Distinguiendo, sin embargo, entre el reconocimiento voluntarista y lo intrínseco, resulta que Buscando un beso… se desvela como una propuesta mediocre, poco ingeniosa, que nunca se eleva sobre sus antecesoras. Que se esfuerza sin mucho talento por combinar humor coleguil, resabios indie y realismo dramático para halagar la sensibilidad de su público potencial.

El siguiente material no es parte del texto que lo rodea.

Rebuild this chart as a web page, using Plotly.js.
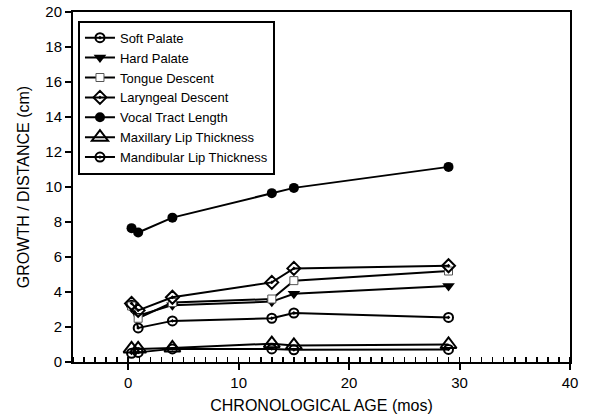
<!DOCTYPE html>
<html>
<head>
<meta charset="utf-8">
<script src="https://cdn.plot.ly/plotly-3.0.1.min.js"></script>
<style>html,body{margin:0;padding:0;background:#fff;}#chart{width:591px;height:417px;}</style>
</head>
<body>
<div id="chart"></div>
<script>
var seriesNames = ["Soft Palate","Hard Palate","Tongue Descent","Laryngeal Descent","Vocal Tract Length","Maxillary Lip Thickness","Mandibular Lip Thickness"];
var ageSoftPalate = [0.3, 0.9, 4, 13, 15, 29];
var softPalate = [3.25, 1.95, 2.35, 2.5, 2.8, 2.55];
var ageHardPalate = [0.3, 0.9, 4, 13, 15, 29];
var hardPalate = [3.1, 2.65, 3.25, 3.45, 3.9, 4.35];
var ageTongue = [0.3, 0.9, 4, 13, 15, 29];
var tongueDescent = [3.2, 2.5, 3.4, 3.6, 4.65, 5.2];
var ageLarynx = [0.3, 0.9, 4, 13, 15, 29];
var laryngealDescent = [3.35, 2.95, 3.7, 4.55, 5.35, 5.5];
var ageVocal = [0.3, 0.9, 4, 13, 15, 29];
var vocalTract = [7.65, 7.4, 8.25, 9.65, 9.95, 11.15];
var ageMaxLip = [0.3, 0.9, 4, 13, 15, 29];
var maxLip = [0.75, 0.75, 0.8, 1.05, 0.95, 1.0];
var ageMandLip = [0.3, 0.9, 4, 13, 15, 29];
var mandLip = [0.5, 0.55, 0.75, 0.75, 0.7, 0.72];
var xTickVals = [0, 10, 20, 30, 40];
var yTickVals = [0, 2, 4, 6, 8, 10, 12, 14, 16, 18, 20];

var lineStyle = {color: '#000', width: 2};
var traces = [
  {x: ageSoftPalate, y: softPalate, name: seriesNames[0], mode: 'lines+markers', line: lineStyle,
   marker: {symbol: 'circle-open-dot', size: 9, color: '#000', line: {width: 2, color: '#000'}}},
  {x: ageHardPalate, y: hardPalate, name: seriesNames[1], mode: 'lines+markers', line: lineStyle,
   marker: {symbol: 'triangle-down', size: 11, color: '#000'}},
  {x: ageTongue, y: tongueDescent, name: seriesNames[2], mode: 'lines+markers', line: lineStyle,
   marker: {symbol: 'square', size: 8, color: '#fff', line: {width: 1, color: '#555'}}},
  {x: ageLarynx, y: laryngealDescent, name: seriesNames[3], mode: 'lines+markers', line: lineStyle,
   marker: {symbol: 'diamond-open-dot', size: 10, color: '#000', line: {width: 2, color: '#000'}}},
  {x: ageVocal, y: vocalTract, name: seriesNames[4], mode: 'lines+markers', line: lineStyle,
   marker: {symbol: 'circle', size: 10, color: '#000'}},
  {x: ageMaxLip, y: maxLip, name: seriesNames[5], mode: 'lines+markers', line: lineStyle,
   marker: {symbol: 'triangle-up-open', size: 14, color: '#000', line: {width: 2, color: '#000'}}},
  {x: ageMandLip, y: mandLip, name: seriesNames[6], mode: 'lines+markers', line: lineStyle,
   marker: {symbol: 'circle-open-dot', size: 9, color: '#000', line: {width: 2, color: '#000'}}}
];

var layout = {
  width: 591, height: 417,
  margin: {l: 73, r: 21, t: 12, b: 55},
  paper_bgcolor: '#fff', plot_bgcolor: '#fff',
  font: {family: 'Liberation Sans, Arial, sans-serif', color: '#000', size: 15},
  showlegend: true,
  legend: {x: 0.01, y: 0.975, xanchor: 'left', yanchor: 'top',
    bordercolor: '#000', borderwidth: 2, bgcolor: '#fff',
    font: {size: 13, family: 'Liberation Sans, Arial, sans-serif'},
    tracegroupgap: 0, itemwidth: 30},
  xaxis: {
    range: [-5, 40], tickvals: xTickVals, ticktext: xTickVals.map(String),
    showgrid: false, zeroline: false, showline: true, linecolor: '#000', linewidth: 2, mirror: true,
    ticks: 'outside', ticklen: 6, tickwidth: 2, tickcolor: '#000',
    minor: {dtick: 1, tick0: 0, ticks: 'inside', ticklen: 5, tickwidth: 1.5, tickcolor: '#000', showgrid: false},
    title: {text: 'CHRONOLOGICAL AGE (mos)', font: {size: 16}, standoff: 10},
    tickfont: {size: 15}
  },
  yaxis: {
    range: [0, 20], tickvals: yTickVals, ticktext: yTickVals.map(String),
    showgrid: false, zeroline: false, showline: true, linecolor: '#000', linewidth: 2, mirror: true,
    ticks: 'outside', ticklen: 6, tickwidth: 2, tickcolor: '#000',
    title: {text: 'GROWTH / DISTANCE (cm)', font: {size: 16}, standoff: 12},
    tickfont: {size: 15}
  }
};

Plotly.newPlot('chart', traces, layout, {displayModeBar: false, staticPlot: true});
</script>
</body>
</html>
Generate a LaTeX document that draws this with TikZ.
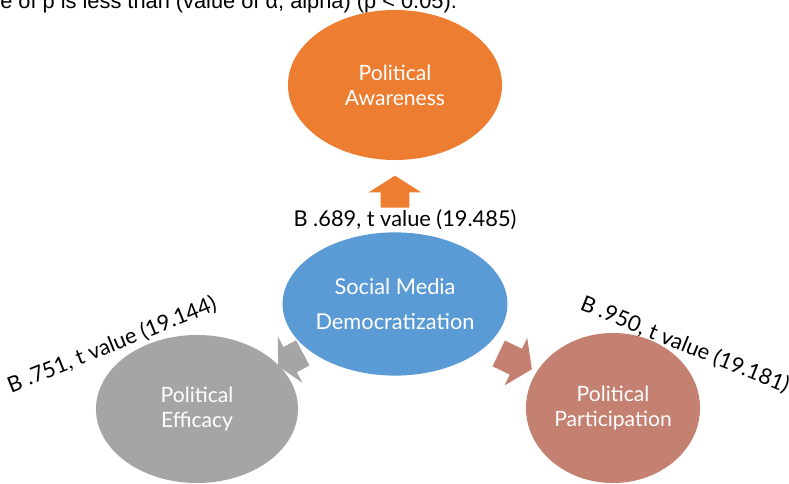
\documentclass[tikz,border=0pt]{standalone}
\usepackage{fontspec}
\setmainfont{Lato}
\newfontfamily\notefont{Liberation Sans}
\usetikzlibrary{positioning, calc, shapes}
\definecolor{awOrange}{RGB}{237,125,49}
\definecolor{smBlue}{RGB}{91,155,213}
\definecolor{efGray}{RGB}{165,165,165}
\definecolor{paRed}{RGB}{196,128,112}
\tikzset{bubble/.style={ellipse, inner sep=0pt, text=white, align=center, font=\fontsize{15}{17.7}\selectfont}}
\tikzset{blockarrow/.style={single arrow, inner sep=0pt, inner ysep=0.35cm, single arrow head extend=0.3cm, single arrow tip angle=115, sloped, allow upside down}}
\tikzset{coef/.style={inner sep=0pt, font=\fontsize{15.5}{18}\selectfont}}

\begin{document}
\begin{tikzpicture}[x=0.025cm, y=0.025cm]
  \useasboundingbox (0,0) rectangle (789,484);
  \clip (0,0) rectangle (789,484);

  \node[anchor=base west, inner sep=0pt, font=\notefont\fontsize{15.5}{18}\selectfont] (note) at (0,475) {e of p is less than (value of α, alpha) (p < 0.05).};

  \node[bubble, fill=awOrange, minimum width=5.35cm, minimum height=3.75cm] (aw) at (395,399) {Political\\Awareness};
  \node[bubble, fill=smBlue, minimum width=5.6cm, minimum height=3.58cm, font=\fontsize{15.5}{24.8}\selectfont] (sm) at (395,180) {Social Media\\Democratization};
  \node[bubble, fill=efGray, minimum width=5.05cm, minimum height=3.7cm] (ef) at (197,75) {Political\\Efficacy};
  \node[bubble, fill=paRed, minimum width=4.35cm, minimum height=3.75cm] (pa) at (613,76) {Political\\Participation};

  \path (sm) -- node[blockarrow, fill=awOrange, minimum height=0.8cm] (arAw) {} (aw);
  \path (sm) -- node[blockarrow, fill=efGray, minimum height=0.7cm, single arrow tip angle=125] (arEf) {} (ef);
  \path (sm) -- node[blockarrow, fill=paRed, minimum height=0.92cm, single arrow tip angle=112] (arPa) {} (pa);

  \node[coef] (lAw) at (405,264) {B .689, t value (19.485)};
  \node[coef, rotate=22] (lEf) at (112,139) {B .751, t value (19.144)};
  \node[coef, rotate=-22] (lPa) at (685,139) {B .950, t value (19.181)};
\end{tikzpicture}
\end{document}
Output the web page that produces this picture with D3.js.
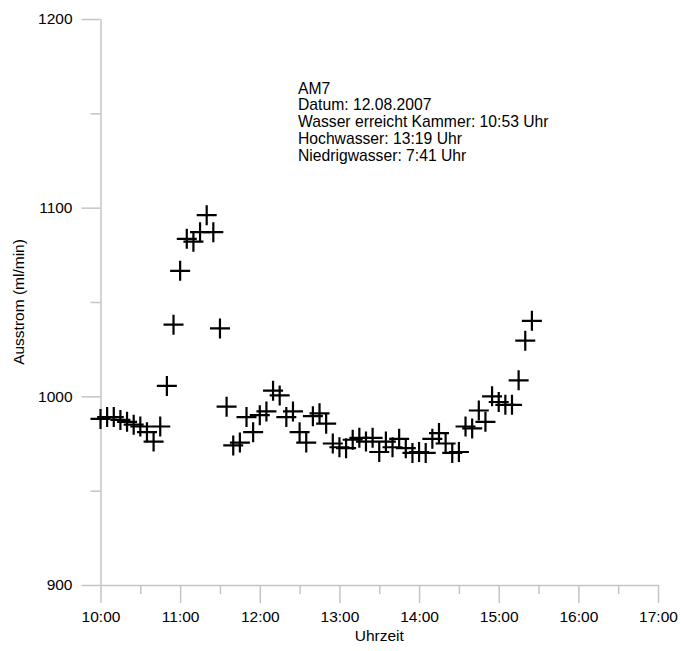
<!DOCTYPE html>
<html>
<head>
<meta charset="utf-8">
<script src="https://cdn.jsdelivr.net/npm/d3@7"></script>
<style>
  body { margin: 0; background: #fff; }
  svg { display: block; font-family: "Liberation Sans", Arial, sans-serif; }
  .axis path, .axis line { stroke: #c4c4c4; stroke-width: 1.5; }
  .axis text { fill: #000; font-size: 15.5px; font-family: "Liberation Sans", Arial, sans-serif; }
</style>
</head>
<body>
<svg width="681" height="651"></svg>
<script>
// Messzeitpunkte (12.08.2007) und Ausstrom in ml/min
var times = ["10:00","10:05","10:10","10:15","10:20","10:25","10:30","10:35","10:40","10:45",
  "10:50","10:55","11:00","11:05","11:10","11:15","11:20","11:25","11:30","11:35",
  "11:40","11:45","11:50","11:55","12:00","12:05","12:10","12:15","12:20","12:25",
  "12:30","12:35","12:40","12:45","12:50","12:55","13:00","13:05","13:10","13:15",
  "13:20","13:25","13:30","13:35","13:40","13:45","13:50","13:55","14:00","14:05",
  "14:10","14:15","14:20","14:25","14:30","14:35","14:40","14:45","14:50","14:55",
  "15:00","15:05","15:10","15:15","15:20","15:25"];
var values = [988, 989, 989, 987.5, 986.5, 985, 984, 981, 976, 984,
  1005.5, 1038, 1066.5, 1083.5, 1082, 1087, 1096, 1087, 1036, 994.5,
  974, 975.5, 989, 981, 990, 992, 1003, 1000.5, 989, 992,
  981, 975.5, 989.5, 991, 985.5, 975, 973, 972.5, 977, 978,
  976, 978, 970.5, 976, 973, 977.5, 972.5, 970, 970.5, 970,
  977.5, 980.5, 975, 970, 970.5, 984, 983, 992.5, 986.5, 1000,
  997, 995.5, 995.5, 1008.5, 1029.5, 1040];

var xMajor = ["10:00","11:00","12:00","13:00","14:00","15:00","16:00","17:00"];
var xMinor = ["10:30","11:30","12:30","13:30","14:30","15:30","16:30"];
var yMajor = [900, 1000, 1100, 1200];
var yMinor = [950, 1050, 1150];

var infoLines = ["AM7", "Datum: 12.08.2007", "Wasser erreicht Kammer: 10:53 Uhr",
  "Hochwasser: 13:19 Uhr", "Niedrigwasser: 7:41 Uhr"];

var parse = d3.timeParse("%Y-%m-%d %H:%M");
function t(s) { return parse("2007-08-12 " + s); }

var data = times.map(function(d, i) { return { time: t(d), value: values[i] }; });

var svg = d3.select("svg");

var x = d3.scaleTime().domain([t("10:00"), t("17:00")]).range([100.5, 658]);
var y = d3.scaleLinear().domain([900, 1200]).range([585, 19]);

// x-Achse
svg.append("g").attr("class", "axis")
  .attr("transform", "translate(0,585)")
  .call(d3.axisBottom(x).tickValues(xMinor.map(t)).tickSize(9).tickSizeOuter(0).tickFormat(""))
  .select(".domain").remove();
svg.append("g").attr("class", "axis")
  .attr("transform", "translate(0,585)")
  .call(d3.axisBottom(x).tickValues(xMajor.map(t)).tickSize(18).tickSizeOuter(0)
    .tickPadding(8).tickFormat(d3.timeFormat("%H:%M")));

// y-Achse
svg.append("g").attr("class", "axis")
  .attr("transform", "translate(100.5,0)")
  .call(d3.axisLeft(y).tickValues(yMinor).tickSize(10).tickSizeOuter(0).tickFormat(""))
  .select(".domain").remove();
svg.append("g").attr("class", "axis")
  .attr("transform", "translate(100.5,0)")
  .call(d3.axisLeft(y).tickValues(yMajor).tickSize(19).tickSizeOuter(0).tickPadding(9)
    .tickFormat(d3.format("d")));

svg.append("text")
  .attr("x", x(t("13:30")))
  .attr("y", 641)
  .attr("text-anchor", "middle")
  .attr("font-size", 15.5)
  .text("Uhrzeit");

svg.append("text")
  .attr("transform", "translate(24,302) rotate(-90)")
  .attr("text-anchor", "middle")
  .attr("font-size", 15.5)
  .text("Ausstrom (ml/min)");

// Kreuze
var s = 10;
var marks = svg.append("g").attr("stroke", "#000").attr("stroke-width", 2.2);
marks.selectAll("path").data(data).enter().append("path")
  .attr("d", function(d) {
    var px = x(d.time), py = y(d.value);
    return "M" + (px - s) + "," + py + "H" + (px + s) + "M" + px + "," + (py - s) + "V" + (py + s);
  });

// Beschriftung
svg.append("g").selectAll("text").data(infoLines).enter().append("text")
  .attr("x", 298)
  .attr("y", function(d, i) { return 93.5 + i * 16.8; })
  .attr("font-size", 15.7)
  .text(function(d) { return d; });
</script>
</body>
</html>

Y que se autoadjudica la condición de “título de culto” en la información promocional que ha acompañado su estreno, con lo que delata torpemente sus intenciones.
Pese a su nimiedad, la película tiene una lectura apreciable, bien que seguramente involuntaria: constatar hasta qué punto se han degradado las relaciones sentimentales, cuando no simplemente humanas, en nuestro presente. Ni Wilson (Scoot McNairy) ni Vivian (Sara Simmonds) parecen individuos muy interesantes bajo sus respectivas autocompasión y prepotencia. Ambos presumen de misántropos cuando se han conocido a través una de esas obscenas redes “sociales” que tanto han proliferado en Internet. Y se muestran proclives a los mayores egoísmos y humillaciones con tal de no pasar solos la Nochevieja.
Podría decirse que tan pobres cualidades personales, manifestadas a través de unos diálogos y unas reacciones pueriles, contaminan lo que pudiese haber nacido entre Vivian y Wilson, y la naturaleza de la propia película. Siguiendo en Antes del Amanecer y Antes del Atardecer a Jesse (Ethan Hawke) y Céline (Julie Delpy) nos retrotraíamos a nuestras mejores experiencias sentimentales, aquellas que nos confortarán en los muchos malos momentos que acontecerán a lo largo de nuestras vidas. En cambio, lo que les sucede a Wilson y Vivian no nos provoca sino una cierta depresión, como la que suscitan esos conocidos que siempre están lamentando sus fracasos amorosos y pidiéndole al mundo explicaciones llorosas sin haberse detenido ni un minuto frente al espejo para reconocer al verdadero causante de sus cansinos problemas. “Todos somos dignos de amor, salvo quien piensa que lo es” (Oscar Wilde).